[Figure scripts]
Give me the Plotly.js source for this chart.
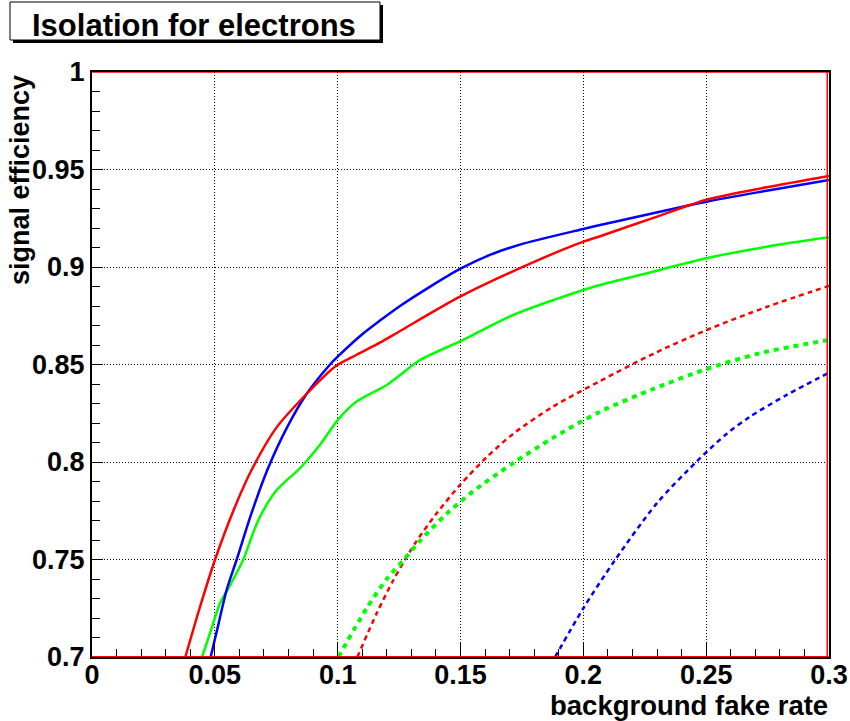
<!DOCTYPE html>
<html>
<head>
<meta charset="utf-8">
<script src="https://cdn.plot.ly/plotly-3.0.1.min.js"></script>
<style>html,body{margin:0;padding:0;background:#fff;}</style>
</head>
<body>
<div id="chart" style="width:850px;height:721px;"></div>
<script>
// ---- data ----
var redSolidX = [0.038, 0.0438, 0.0501, 0.0578, 0.065, 0.075, 0.0874, 0.099, 0.1077, 0.1172, 0.1254, 0.1498, 0.1756, 0.2, 0.2068, 0.2285, 0.2502, 0.2746, 0.3];
var redSolidY = [0.700, 0.725, 0.750, 0.7758, 0.796, 0.8175, 0.835, 0.849, 0.855, 0.8612, 0.8672, 0.8848, 0.9002, 0.913, 0.9158, 0.9252, 0.9345, 0.9409, 0.9467];

var blueSolidX = [0.0483, 0.0515, 0.0548, 0.0589, 0.065, 0.0714, 0.0795, 0.0874, 0.0969, 0.1, 0.11, 0.1172, 0.1254, 0.1375, 0.1498, 0.162, 0.1742, 0.2, 0.2068, 0.2502, 0.2746, 0.3];
var blueSolidY = [0.700, 0.717, 0.7344, 0.750, 0.774, 0.796, 0.818, 0.835, 0.850, 0.854, 0.8655, 0.8725, 0.880, 0.8898, 0.899, 0.9062, 0.9115, 0.9195, 0.9215, 0.9335, 0.9391, 0.9446];

var greenSolidX = [0.0448, 0.0485, 0.0521, 0.0555, 0.0616, 0.065, 0.0684, 0.0752, 0.084, 0.087, 0.0935, 0.1, 0.1077, 0.12, 0.1254, 0.1335, 0.1511, 0.1715, 0.2, 0.2068, 0.2312, 0.25, 0.2746, 0.3];
var greenSolidY = [0.700, 0.714, 0.7275, 0.7352, 0.750, 0.7617, 0.772, 0.7856, 0.796, 0.800, 0.810, 0.8215, 0.831, 0.8395, 0.8446, 0.8523, 0.8626, 0.8754, 0.8882, 0.8908, 0.8985, 0.9045, 0.9104, 0.9152];

var redDashX = [0.108, 0.1159, 0.1227, 0.1315, 0.1403, 0.1498, 0.1607, 0.1715, 0.1878, 0.2068, 0.2285, 0.2502, 0.2746, 0.3];
var redDashY = [0.700, 0.7224, 0.7395, 0.7583, 0.7737, 0.7882, 0.8025, 0.8145, 0.8285, 0.8415, 0.8555, 0.8677, 0.8795, 0.8903];

var greenDashX = [0.1003, 0.1118, 0.12, 0.127, 0.1335, 0.1444, 0.1552, 0.1715, 0.1878, 0.2068, 0.2285, 0.2502, 0.2719, 0.3];
var greenDashY = [0.700, 0.725, 0.740, 0.750, 0.7595, 0.7735, 0.785, 0.7995, 0.8125, 0.8258, 0.8375, 0.8477, 0.8558, 0.8626];

var blueDashX = [0.1885, 0.2, 0.2129, 0.2299, 0.2461, 0.2583, 0.2678, 0.2828, 0.3];
var blueDashY = [0.700, 0.725, 0.7497, 0.7788, 0.8002, 0.8144, 0.8232, 0.8344, 0.8458];

var xTickVals = [0, 0.05, 0.1, 0.15, 0.2, 0.25, 0.3];
var xTickText = ['0', '0.05', '0.1', '0.15', '0.2', '0.25', '0.3'];
var yTickVals = [0.7, 0.75, 0.8, 0.85, 0.9, 0.95, 1.0];
var yTickText = ['0.7', '0.75', '0.8', '0.85', '0.9', '0.95', '1'];

var titleText = 'Isolation for electrons';
var xTitle = 'background fake rate';
var yTitle = 'signal efficiency';

// ---- layout helpers (pixel -> paper) ----
var W = 850, H = 721, ML = 92, MR = 21, MT = 72, MB = 64;
var PW = W - ML - MR, PH = H - MT - MB;
function px(x) { return (x - ML) / PW; }
function py(y) { return (H - MB - y) / PH; }

var RED = '#ff0000', BLUE = '#0000ff', GREEN = '#00ff00';
var fnt = {family: 'Liberation Sans, Arial, Helvetica, sans-serif', size: 27, color: '#000', weight: 'bold'};

function tr(x, y, color, width, dash) {
  return {x: x, y: y, type: 'scatter', mode: 'lines', hoverinfo: 'skip',
          line: {color: color, width: width, dash: dash, shape: 'spline', smoothing: 0.8}};
}

var data = [
  tr(redDashX, redDashY, RED, 2.5, '5px,4px'),
  tr(greenDashX, greenDashY, GREEN, 4, '5px,5px'),
  tr(blueDashX, blueDashY, BLUE, 2.5, '5px,4px'),
  tr(greenSolidX, greenSolidY, GREEN, 2.5, 'solid'),
  tr(blueSolidX, blueSolidY, BLUE, 2.5, 'solid'),
  tr(redSolidX, redSolidY, RED, 2.5, 'solid')
];

var axisCommon = {
  showline: true, mirror: true, linecolor: '#000', linewidth: 2,
  showgrid: true, gridcolor: '#000', gridwidth: 1, griddash: '1px,2px',
  zeroline: false, ticks: 'inside', tickcolor: '#000', tickwidth: 1,
  tickfont: fnt, tickmode: 'array', fixedrange: true
};

var layout = {
  width: W, height: H,
  margin: {l: ML, r: MR, t: MT, b: MB, pad: 0},
  paper_bgcolor: '#fff', plot_bgcolor: '#fff',
  showlegend: false,
  xaxis: Object.assign({}, axisCommon, {
    range: [0, 0.3], tickvals: xTickVals, ticktext: xTickText, ticklen: 14,
    ticklabelstandoff: -7,
    minor: {dtick: 0.01, tick0: 0, ticks: 'inside', ticklen: 8, tickcolor: '#000', tickwidth: 1, showgrid: false}
  }),
  yaxis: Object.assign({}, axisCommon, {
    range: [0.7, 1.0], tickvals: yTickVals, ticktext: yTickText, ticklen: 11,
    ticklabelstandoff: 0,
    minor: {dtick: 0.01, tick0: 0.7, ticks: 'inside', ticklen: 8, tickcolor: '#000', tickwidth: 1, showgrid: false}
  }),
  shapes: [
    // red frame lines drawn by the clipped red curve
    {type: 'line', xref: 'x', yref: 'y', x0: 0, x1: 0.3, y0: 0.7, y1: 0.7, line: {color: RED, width: 2}, layer: 'above'},
    {type: 'line', xref: 'x', yref: 'y', x0: 0, x1: 0.3, y0: 1.0, y1: 1.0, line: {color: RED, width: 1.5}, layer: 'above'},
    {type: 'line', xref: 'x', yref: 'y', x0: 0.2993, x1: 0.2993, y0: 0.7, y1: 1.0, line: {color: RED, width: 1.5}, layer: 'above'},
    // title box shadow and box
    {type: 'rect', xref: 'paper', yref: 'paper', x0: px(13), x1: px(383), y0: py(43), y1: py(5), fillcolor: '#000', line: {width: 0}, layer: 'above'},
    {type: 'rect', xref: 'paper', yref: 'paper', x0: px(10), x1: px(380), y0: py(40), y1: py(2), fillcolor: '#fff', line: {color: '#000', width: 1}, layer: 'above'}
  ],
  annotations: [
    {text: titleText, xref: 'paper', yref: 'paper', x: px(194), y: py(25), xanchor: 'center', yanchor: 'middle', showarrow: false,
     font: {family: fnt.family, size: 31, color: '#000', weight: 'bold'}},
    {text: xTitle, xref: 'paper', yref: 'paper', x: px(830), y: py(705), xanchor: 'right', yanchor: 'middle', showarrow: false,
     font: {family: fnt.family, size: 27.5, color: '#000', weight: 'bold'}},
    {text: yTitle, xref: 'paper', yref: 'paper', x: px(20), y: py(73), xanchor: 'center', yanchor: 'top', textangle: -90, showarrow: false, font: fnt}
  ]
};

Plotly.newPlot('chart', data, layout, {displayModeBar: false, staticPlot: true});
</script>
</body>
</html>
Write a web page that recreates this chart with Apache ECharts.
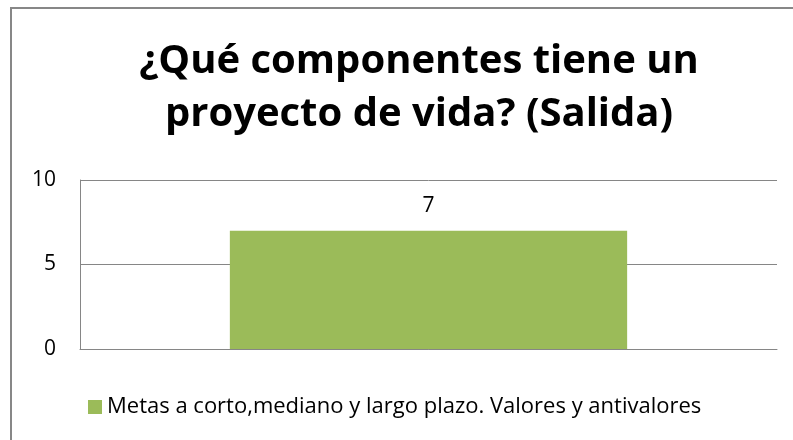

### Exercise
A faithful copy of the records above is needed, with the pictures left out.

### Written solution
Give me the Plotly.js source for this chart.
<!DOCTYPE html>
<html>
<head>
<meta charset="utf-8">
<script src="https://cdn.plot.ly/plotly-3.0.1.min.js"></script>
<style>html,body{margin:0;padding:0;background:#fff;}</style>
</head>
<body>
<div id="chart" style="width:850px;height:721px;"></div>
<script>
// ---- data ----
var redSolidX = [0.038, 0.0438, 0.0501, 0.0578, 0.065, 0.075, 0.0874, 0.099, 0.1077, 0.1172, 0.1254, 0.1498, 0.1756, 0.2, 0.2068, 0.2285, 0.2502, 0.2746, 0.3];
var redSolidY = [0.700, 0.725, 0.750, 0.7758, 0.796, 0.8175, 0.835, 0.849, 0.855, 0.8612, 0.8672, 0.8848, 0.9002, 0.913, 0.9158, 0.9252, 0.9345, 0.9409, 0.9467];

var blueSolidX = [0.0483, 0.0515, 0.0548, 0.0589, 0.065, 0.0714, 0.0795, 0.0874, 0.0969, 0.1, 0.11, 0.1172, 0.1254, 0.1375, 0.1498, 0.162, 0.1742, 0.2, 0.2068, 0.2502, 0.2746, 0.3];
var blueSolidY = [0.700, 0.717, 0.7344, 0.750, 0.774, 0.796, 0.818, 0.835, 0.850, 0.854, 0.8655, 0.8725, 0.880, 0.8898, 0.899, 0.9062, 0.9115, 0.9195, 0.9215, 0.9335, 0.9391, 0.9446];

var greenSolidX = [0.0448, 0.0485, 0.0521, 0.0555, 0.0616, 0.065, 0.0684, 0.0752, 0.084, 0.087, 0.0935, 0.1, 0.1077, 0.12, 0.1254, 0.1335, 0.1511, 0.1715, 0.2, 0.2068, 0.2312, 0.25, 0.2746, 0.3];
var greenSolidY = [0.700, 0.714, 0.7275, 0.7352, 0.750, 0.7617, 0.772, 0.7856, 0.796, 0.800, 0.810, 0.8215, 0.831, 0.8395, 0.8446, 0.8523, 0.8626, 0.8754, 0.8882, 0.8908, 0.8985, 0.9045, 0.9104, 0.9152];

var redDashX = [0.108, 0.1159, 0.1227, 0.1315, 0.1403, 0.1498, 0.1607, 0.1715, 0.1878, 0.2068, 0.2285, 0.2502, 0.2746, 0.3];
var redDashY = [0.700, 0.7224, 0.7395, 0.7583, 0.7737, 0.7882, 0.8025, 0.8145, 0.8285, 0.8415, 0.8555, 0.8677, 0.8795, 0.8903];

var greenDashX = [0.1003, 0.1118, 0.12, 0.127, 0.1335, 0.1444, 0.1552, 0.1715, 0.1878, 0.2068, 0.2285, 0.2502, 0.2719, 0.3];
var greenDashY = [0.700, 0.725, 0.740, 0.750, 0.7595, 0.7735, 0.785, 0.7995, 0.8125, 0.8258, 0.8375, 0.8477, 0.8558, 0.8626];

var blueDashX = [0.1885, 0.2, 0.2129, 0.2299, 0.2461, 0.2583, 0.2678, 0.2828, 0.3];
var blueDashY = [0.700, 0.725, 0.7497, 0.7788, 0.8002, 0.8144, 0.8232, 0.8344, 0.8458];

var xTickVals = [0, 0.05, 0.1, 0.15, 0.2, 0.25, 0.3];
var xTickText = ['0', '0.05', '0.1', '0.15', '0.2', '0.25', '0.3'];
var yTickVals = [0.7, 0.75, 0.8, 0.85, 0.9, 0.95, 1.0];
var yTickText = ['0.7', '0.75', '0.8', '0.85', '0.9', '0.95', '1'];

var titleText = 'Isolation for electrons';
var xTitle = 'background fake rate';
var yTitle = 'signal efficiency';

// ---- layout helpers (pixel -> paper) ----
var W = 850, H = 721, ML = 92, MR = 21, MT = 72, MB = 64;
var PW = W - ML - MR, PH = H - MT - MB;
function px(x) { return (x - ML) / PW; }
function py(y) { return (H - MB - y) / PH; }

var RED = '#ff0000', BLUE = '#0000ff', GREEN = '#00ff00';
var fnt = {family: 'Liberation Sans, Arial, Helvetica, sans-serif', size: 27, color: '#000', weight: 'bold'};

function tr(x, y, color, width, dash) {
  return {x: x, y: y, type: 'scatter', mode: 'lines', hoverinfo: 'skip',
          line: {color: color, width: width, dash: dash, shape: 'spline', smoothing: 0.8}};
}

var data = [
  tr(redDashX, redDashY, RED, 2.5, '5px,4px'),
  tr(greenDashX, greenDashY, GREEN, 4, '5px,5px'),
  tr(blueDashX, blueDashY, BLUE, 2.5, '5px,4px'),
  tr(greenSolidX, greenSolidY, GREEN, 2.5, 'solid'),
  tr(blueSolidX, blueSolidY, BLUE, 2.5, 'solid'),
  tr(redSolidX, redSolidY, RED, 2.5, 'solid')
];

var axisCommon = {
  showline: true, mirror: true, linecolor: '#000', linewidth: 2,
  showgrid: true, gridcolor: '#000', gridwidth: 1, griddash: '1px,2px',
  zeroline: false, ticks: 'inside', tickcolor: '#000', tickwidth: 1,
  tickfont: fnt, tickmode: 'array', fixedrange: true
};

var layout = {
  width: W, height: H,
  margin: {l: ML, r: MR, t: MT, b: MB, pad: 0},
  paper_bgcolor: '#fff', plot_bgcolor: '#fff',
  showlegend: false,
  xaxis: Object.assign({}, axisCommon, {
    range: [0, 0.3], tickvals: xTickVals, ticktext: xTickText, ticklen: 14,
    ticklabelstandoff: -7,
    minor: {dtick: 0.01, tick0: 0, ticks: 'inside', ticklen: 8, tickcolor: '#000', tickwidth: 1, showgrid: false}
  }),
  yaxis: Object.assign({}, axisCommon, {
    range: [0.7, 1.0], tickvals: yTickVals, ticktext: yTickText, ticklen: 11,
    ticklabelstandoff: 0,
    minor: {dtick: 0.01, tick0: 0.7, ticks: 'inside', ticklen: 8, tickcolor: '#000', tickwidth: 1, showgrid: false}
  }),
  shapes: [
    // red frame lines drawn by the clipped red curve
    {type: 'line', xref: 'x', yref: 'y', x0: 0, x1: 0.3, y0: 0.7, y1: 0.7, line: {color: RED, width: 2}, layer: 'above'},
    {type: 'line', xref: 'x', yref: 'y', x0: 0, x1: 0.3, y0: 1.0, y1: 1.0, line: {color: RED, width: 1.5}, layer: 'above'},
    {type: 'line', xref: 'x', yref: 'y', x0: 0.2993, x1: 0.2993, y0: 0.7, y1: 1.0, line: {color: RED, width: 1.5}, layer: 'above'},
    // title box shadow and box
    {type: 'rect', xref: 'paper', yref: 'paper', x0: px(13), x1: px(383), y0: py(43), y1: py(5), fillcolor: '#000', line: {width: 0}, layer: 'above'},
    {type: 'rect', xref: 'paper', yref: 'paper', x0: px(10), x1: px(380), y0: py(40), y1: py(2), fillcolor: '#fff', line: {color: '#000', width: 1}, layer: 'above'}
  ],
  annotations: [
    {text: titleText, xref: 'paper', yref: 'paper', x: px(194), y: py(25), xanchor: 'center', yanchor: 'middle', showarrow: false,
     font: {family: fnt.family, size: 31, color: '#000', weight: 'bold'}},
    {text: xTitle, xref: 'paper', yref: 'paper', x: px(830), y: py(705), xanchor: 'right', yanchor: 'middle', showarrow: false,
     font: {family: fnt.family, size: 27.5, color: '#000', weight: 'bold'}},
    {text: yTitle, xref: 'paper', yref: 'paper', x: px(20), y: py(73), xanchor: 'center', yanchor: 'top', textangle: -90, showarrow: false, font: fnt}
  ]
};

Plotly.newPlot('chart', data, layout, {displayModeBar: false, staticPlot: true});
</script>
</body>
</html>
Write a web page that recreates this chart with Apache ECharts.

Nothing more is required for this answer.